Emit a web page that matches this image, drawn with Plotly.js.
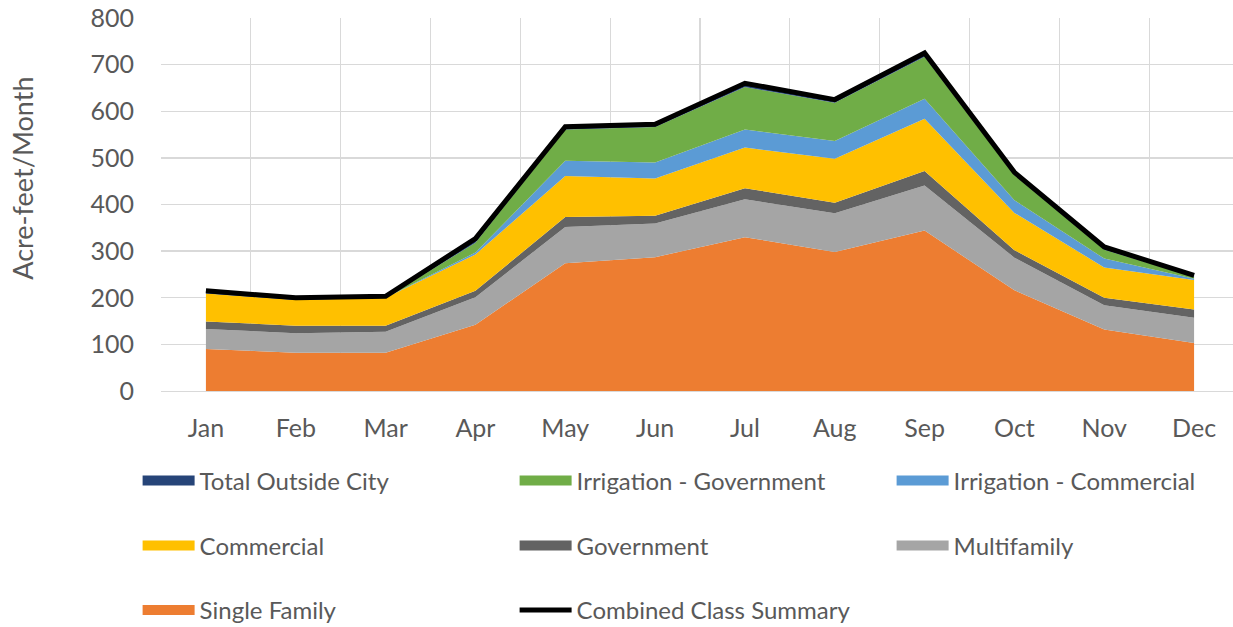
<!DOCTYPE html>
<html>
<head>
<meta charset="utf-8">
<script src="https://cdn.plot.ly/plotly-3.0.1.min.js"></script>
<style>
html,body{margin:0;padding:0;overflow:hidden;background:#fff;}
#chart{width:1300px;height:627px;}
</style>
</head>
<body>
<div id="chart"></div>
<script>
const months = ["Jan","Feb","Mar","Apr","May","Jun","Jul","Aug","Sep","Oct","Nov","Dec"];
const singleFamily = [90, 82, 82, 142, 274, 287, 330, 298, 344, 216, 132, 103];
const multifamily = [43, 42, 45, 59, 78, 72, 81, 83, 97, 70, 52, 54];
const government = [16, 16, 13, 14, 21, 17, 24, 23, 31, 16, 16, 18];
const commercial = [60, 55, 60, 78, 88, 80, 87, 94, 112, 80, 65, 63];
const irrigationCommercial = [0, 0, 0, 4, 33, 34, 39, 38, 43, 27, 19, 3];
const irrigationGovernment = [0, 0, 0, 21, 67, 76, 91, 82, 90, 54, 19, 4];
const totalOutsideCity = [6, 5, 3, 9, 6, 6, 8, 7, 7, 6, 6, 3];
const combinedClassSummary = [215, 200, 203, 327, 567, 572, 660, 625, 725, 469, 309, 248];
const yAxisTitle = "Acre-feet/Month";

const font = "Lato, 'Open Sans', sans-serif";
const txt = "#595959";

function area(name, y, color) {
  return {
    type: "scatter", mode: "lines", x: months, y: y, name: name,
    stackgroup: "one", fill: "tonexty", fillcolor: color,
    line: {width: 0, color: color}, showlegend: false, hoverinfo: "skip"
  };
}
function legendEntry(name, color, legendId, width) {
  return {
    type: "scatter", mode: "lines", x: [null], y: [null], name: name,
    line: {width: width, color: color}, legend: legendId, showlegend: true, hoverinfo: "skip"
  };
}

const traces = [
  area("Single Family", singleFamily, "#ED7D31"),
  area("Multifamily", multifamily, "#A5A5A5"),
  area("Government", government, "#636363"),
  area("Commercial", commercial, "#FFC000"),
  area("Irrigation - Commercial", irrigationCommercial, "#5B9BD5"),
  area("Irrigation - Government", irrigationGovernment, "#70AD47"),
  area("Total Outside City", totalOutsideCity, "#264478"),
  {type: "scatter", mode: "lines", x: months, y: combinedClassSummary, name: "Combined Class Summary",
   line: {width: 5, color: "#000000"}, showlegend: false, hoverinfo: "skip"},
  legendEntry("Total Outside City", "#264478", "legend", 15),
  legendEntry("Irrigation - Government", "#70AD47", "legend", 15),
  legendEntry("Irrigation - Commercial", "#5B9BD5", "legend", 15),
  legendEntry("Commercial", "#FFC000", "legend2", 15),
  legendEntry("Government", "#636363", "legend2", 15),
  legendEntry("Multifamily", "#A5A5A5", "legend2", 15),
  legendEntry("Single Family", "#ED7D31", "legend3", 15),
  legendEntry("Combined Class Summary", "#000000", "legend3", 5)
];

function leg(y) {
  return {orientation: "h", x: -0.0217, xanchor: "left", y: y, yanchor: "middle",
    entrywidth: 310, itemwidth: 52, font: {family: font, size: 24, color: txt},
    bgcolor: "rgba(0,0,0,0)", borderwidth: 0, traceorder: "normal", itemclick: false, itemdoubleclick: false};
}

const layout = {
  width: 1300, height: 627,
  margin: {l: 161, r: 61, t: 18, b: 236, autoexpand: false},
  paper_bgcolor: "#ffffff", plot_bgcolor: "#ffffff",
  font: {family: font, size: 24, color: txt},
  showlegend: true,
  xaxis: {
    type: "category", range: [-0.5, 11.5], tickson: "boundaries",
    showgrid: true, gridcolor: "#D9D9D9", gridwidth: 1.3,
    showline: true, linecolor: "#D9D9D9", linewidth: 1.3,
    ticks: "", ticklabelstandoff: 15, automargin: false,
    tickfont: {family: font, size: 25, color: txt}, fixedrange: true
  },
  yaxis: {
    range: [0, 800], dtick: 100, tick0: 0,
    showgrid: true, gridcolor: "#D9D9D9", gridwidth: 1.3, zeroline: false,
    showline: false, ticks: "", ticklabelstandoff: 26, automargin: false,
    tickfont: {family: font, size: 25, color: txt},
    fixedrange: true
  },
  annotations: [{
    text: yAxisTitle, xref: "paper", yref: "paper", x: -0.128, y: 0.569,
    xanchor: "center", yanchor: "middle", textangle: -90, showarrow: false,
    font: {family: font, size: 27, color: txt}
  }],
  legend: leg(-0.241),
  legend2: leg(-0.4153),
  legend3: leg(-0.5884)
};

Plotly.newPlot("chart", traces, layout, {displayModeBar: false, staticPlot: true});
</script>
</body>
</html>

- [TASK STATEMENT]
The data should be printed again unchanged; leave its pictures out.

- [WORKED SOLUTION]
Emit a web page that matches this image, drawn with Plotly.js.
<!DOCTYPE html>
<html>
<head>
<meta charset="utf-8">
<script src="https://cdn.plot.ly/plotly-3.0.1.min.js"></script>
<style>
html,body{margin:0;padding:0;overflow:hidden;background:#fff;}
#chart{width:1300px;height:627px;}
</style>
</head>
<body>
<div id="chart"></div>
<script>
const months = ["Jan","Feb","Mar","Apr","May","Jun","Jul","Aug","Sep","Oct","Nov","Dec"];
const singleFamily = [90, 82, 82, 142, 274, 287, 330, 298, 344, 216, 132, 103];
const multifamily = [43, 42, 45, 59, 78, 72, 81, 83, 97, 70, 52, 54];
const government = [16, 16, 13, 14, 21, 17, 24, 23, 31, 16, 16, 18];
const commercial = [60, 55, 60, 78, 88, 80, 87, 94, 112, 80, 65, 63];
const irrigationCommercial = [0, 0, 0, 4, 33, 34, 39, 38, 43, 27, 19, 3];
const irrigationGovernment = [0, 0, 0, 21, 67, 76, 91, 82, 90, 54, 19, 4];
const totalOutsideCity = [6, 5, 3, 9, 6, 6, 8, 7, 7, 6, 6, 3];
const combinedClassSummary = [215, 200, 203, 327, 567, 572, 660, 625, 725, 469, 309, 248];
const yAxisTitle = "Acre-feet/Month";

const font = "Lato, 'Open Sans', sans-serif";
const txt = "#595959";

function area(name, y, color) {
  return {
    type: "scatter", mode: "lines", x: months, y: y, name: name,
    stackgroup: "one", fill: "tonexty", fillcolor: color,
    line: {width: 0, color: color}, showlegend: false, hoverinfo: "skip"
  };
}
function legendEntry(name, color, legendId, width) {
  return {
    type: "scatter", mode: "lines", x: [null], y: [null], name: name,
    line: {width: width, color: color}, legend: legendId, showlegend: true, hoverinfo: "skip"
  };
}

const traces = [
  area("Single Family", singleFamily, "#ED7D31"),
  area("Multifamily", multifamily, "#A5A5A5"),
  area("Government", government, "#636363"),
  area("Commercial", commercial, "#FFC000"),
  area("Irrigation - Commercial", irrigationCommercial, "#5B9BD5"),
  area("Irrigation - Government", irrigationGovernment, "#70AD47"),
  area("Total Outside City", totalOutsideCity, "#264478"),
  {type: "scatter", mode: "lines", x: months, y: combinedClassSummary, name: "Combined Class Summary",
   line: {width: 5, color: "#000000"}, showlegend: false, hoverinfo: "skip"},
  legendEntry("Total Outside City", "#264478", "legend", 15),
  legendEntry("Irrigation - Government", "#70AD47", "legend", 15),
  legendEntry("Irrigation - Commercial", "#5B9BD5", "legend", 15),
  legendEntry("Commercial", "#FFC000", "legend2", 15),
  legendEntry("Government", "#636363", "legend2", 15),
  legendEntry("Multifamily", "#A5A5A5", "legend2", 15),
  legendEntry("Single Family", "#ED7D31", "legend3", 15),
  legendEntry("Combined Class Summary", "#000000", "legend3", 5)
];

function leg(y) {
  return {orientation: "h", x: -0.0217, xanchor: "left", y: y, yanchor: "middle",
    entrywidth: 310, itemwidth: 52, font: {family: font, size: 24, color: txt},
    bgcolor: "rgba(0,0,0,0)", borderwidth: 0, traceorder: "normal", itemclick: false, itemdoubleclick: false};
}

const layout = {
  width: 1300, height: 627,
  margin: {l: 161, r: 61, t: 18, b: 236, autoexpand: false},
  paper_bgcolor: "#ffffff", plot_bgcolor: "#ffffff",
  font: {family: font, size: 24, color: txt},
  showlegend: true,
  xaxis: {
    type: "category", range: [-0.5, 11.5], tickson: "boundaries",
    showgrid: true, gridcolor: "#D9D9D9", gridwidth: 1.3,
    showline: true, linecolor: "#D9D9D9", linewidth: 1.3,
    ticks: "", ticklabelstandoff: 15, automargin: false,
    tickfont: {family: font, size: 25, color: txt}, fixedrange: true
  },
  yaxis: {
    range: [0, 800], dtick: 100, tick0: 0,
    showgrid: true, gridcolor: "#D9D9D9", gridwidth: 1.3, zeroline: false,
    showline: false, ticks: "", ticklabelstandoff: 26, automargin: false,
    tickfont: {family: font, size: 25, color: txt},
    fixedrange: true
  },
  annotations: [{
    text: yAxisTitle, xref: "paper", yref: "paper", x: -0.128, y: 0.569,
    xanchor: "center", yanchor: "middle", textangle: -90, showarrow: false,
    font: {family: font, size: 27, color: txt}
  }],
  legend: leg(-0.241),
  legend2: leg(-0.4153),
  legend3: leg(-0.5884)
};

Plotly.newPlot("chart", traces, layout, {displayModeBar: false, staticPlot: true});
</script>
</body>
</html>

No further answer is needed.